De repente, é mais difícil para essas vozes da elite fazerem-se ouvir, sem contestação, no meio da cacofonia de vozes digitais. De repente, as tiradas transfóbicas de J. K Rowling no Twitter são denunciadas e desconstruídas por aquilo que são: pura transfobia, o que desencadeia um processo virulento em que a autora se decide colocar, por vezes, no papel de vítima de um assalto organizado contra a liberdade de expressão, com consequências profissionais.

Este é apenas um exemplo de um padrão que abriu linhas divisórias entre os representantes do poder e as novas e jovens vozes marginalizadas que decidiram expor, de uma vez por todas, as suas perspetivas e assumir o controlo das suas narrativas, entrando nos grandes salões sem pedir licença ou desculpa.
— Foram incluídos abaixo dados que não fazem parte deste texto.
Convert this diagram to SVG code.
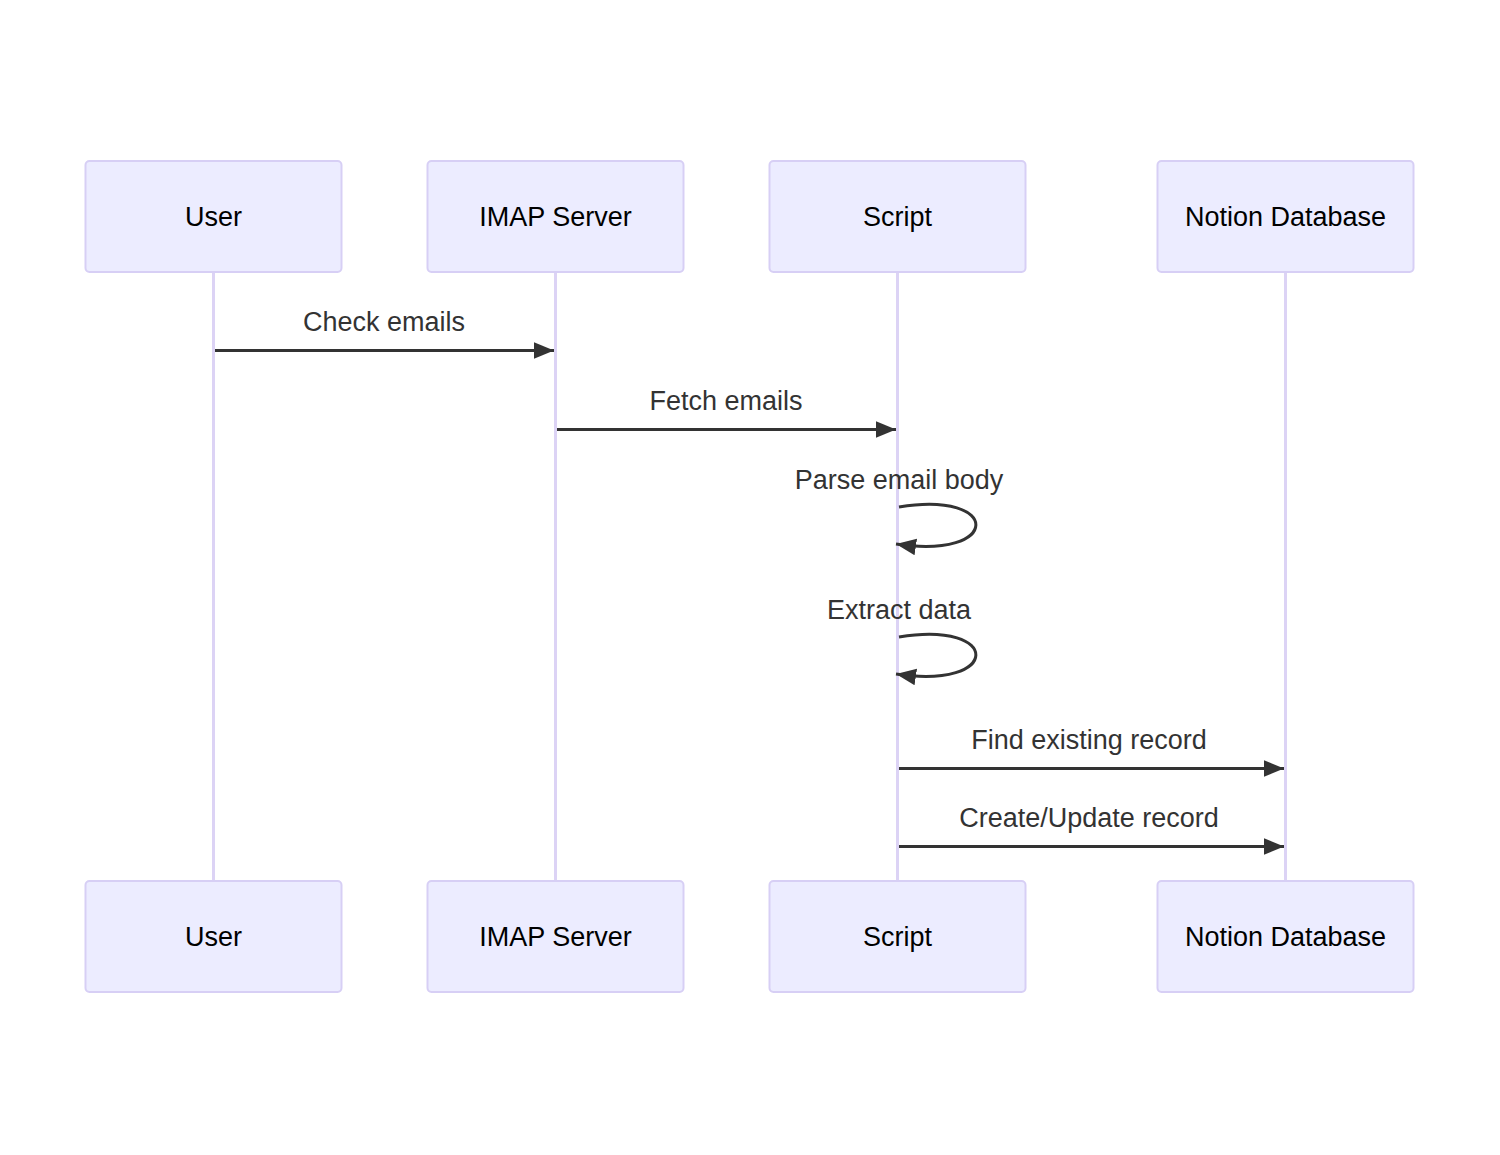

As vozes do ativismo que permitiram formar movimentos progressistas poderosos como Black Lives Matter ou Me Too nasceram principalmente na Internet, permitindo com enorme rapidez exigir igualdade e o fim da impunidade a uma escala global. Não há como negar que estamos, em 2020, no vórtice de uma enorme convulsão histórica e a viver vários “maios de 68”, travando batalhas em simultâneo nas ruas, na forma de protestos, e no mundo digital.

Dependendo de quem escutamos, estas novas vozes são descritas como inflamatórias ou intolerantes, mas se olharmos para muitas das suas reivindicações, estas passam por reformas estruturais, fim da violência policial e acesso democratizado à habitação, educação e saúde.

Ainda assim, o statu quo, que sobrevive relativamente incólume aos efeitos devastadores do coronavírus, continua a lançar os seus gritos de raiva por ser contestado a toda a hora e nem Portugal tem estado imune a este fenómeno. O Twitter tem-se tornado um palco muito feroz de debate e confrontação. Mais do que nunca, o Twitter tornou-se uma plataforma politizada, essencial para desconstruir e rebater várias agendas, com muitas vozes estridentes a serem ouvidas em pé de igualdade. Não deixa de ser uma bolha, mas uma bolha altamente influente com a capacidade de impor as narrativas do dia a uma velocidade vertiginosa.

A “cultura de cancelamento” não é a verdadeira ameaça como muitos nos querem fazer acreditar. A verdadeira ameaça é, sim, a recusa em aceitar o momento decisivo que atravessamos. As lutas progressistas que agora ganham força serão longas e duras e não irão parar enquanto não transformarem para melhor as sociedades em que vivemos.